The researchers have chemically analysed the fossilised eggs of dinosaurs to estimate their body temperature. And how exactly would anyone know that one relates to another? As there is no living dinosaur left to compare information with research is per definition based on assumptions. And many of my readers know that I’m not very keen on the combination of asssumptions and science.
“The temperatures we measured suggest that at least some dinosaurs were not fully endotherms (warm-blooded) like modern birds,” It suggests? Well, come back when you have some facts. And by the way, I just read that you only chemically analysed fossils.

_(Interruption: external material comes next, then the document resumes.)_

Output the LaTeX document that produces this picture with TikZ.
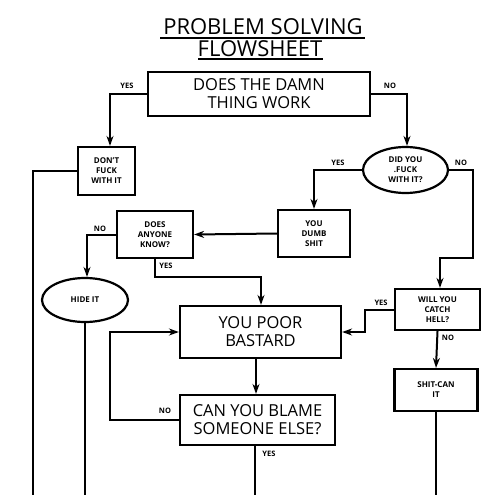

These dinosaurs are long dead, so there is no way you could have measured the body temperatures. Don’t mix up facts and fantasies, please!
“They may have been intermediate — somewhere between modern alligators and crocodiles and modern birds.” I sense a lot of wishful thinking here. Nobody has ever found any kind of in-between species to prove that evolution happened. So this is just a desperate attempt to come with something that would fill this gap. Nice try, but nothing but fantasy. No facts here whatsoever.

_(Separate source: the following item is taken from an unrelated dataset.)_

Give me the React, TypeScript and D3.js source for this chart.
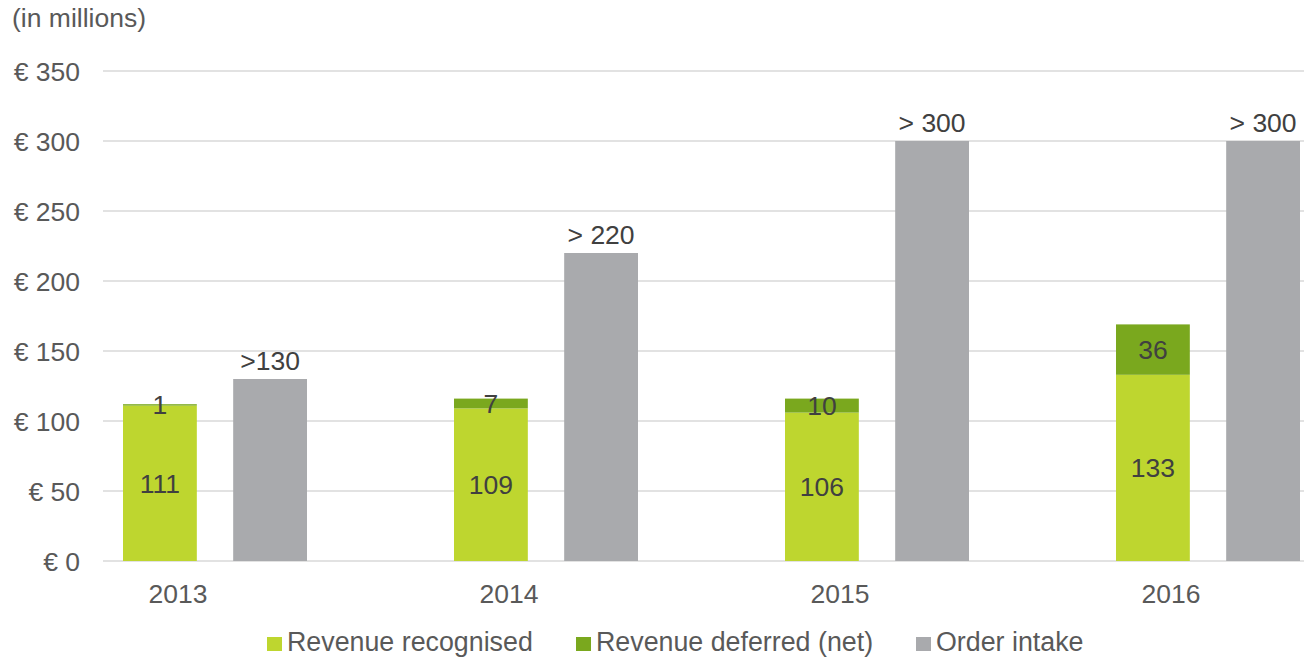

“Scientists have been debating for 150 years whether dinosaurs were warm-blooded hunters, like mammals, or cold-blooded and sluggish like many reptiles.” It sounds like they will have to continue this debate for a bit longer, for the new findings are not remotely helpful. Interpreting some data in a way that gives you what you are desperately looking for is not science. It’s fiction.
“The team analysed the behaviour of two rare isotopes in calcium carbonate, a key ingredient in egg shells. The isotopes — carbon-13 and oxygen-18 — tend to cluster together more closely at colder temperatures.” So what does that mean? It might mean that the eggs were colder. It might mean that the environment was colder. It might mean that in this case these isotopes behaved differently. It might mean that other factors in the environment influenced the isotopes. In short: it’s absolutely impossible to say what happened with these fossils after they were formed. It’s just one assumption on top of another.
“This technique tells you about the internal body temperature of the female dinosaur when she was ovulating,”Sorry, professor, but this technique doesn’t tell you that at all. You can measure the isotopes, but the only facts you get from that is what you can measure now. Without any solid proof that one means the other you cannot state anything with any kind of certainty.
The problem with studying fossils is that you have no idea what happened since they were formed. You don’t know how they were formed. You don’t know what happened to them since. You don’t know what happened in the environment. You don’t even know how long they have been there. And as fossils are usually dated at a very high age there is nothing useful you can say about any of these kind of influences. And that leaves the scientists with nothing but assumptions and wishful thinking. Which with almost 100% certainty leads to a new piece of fiction.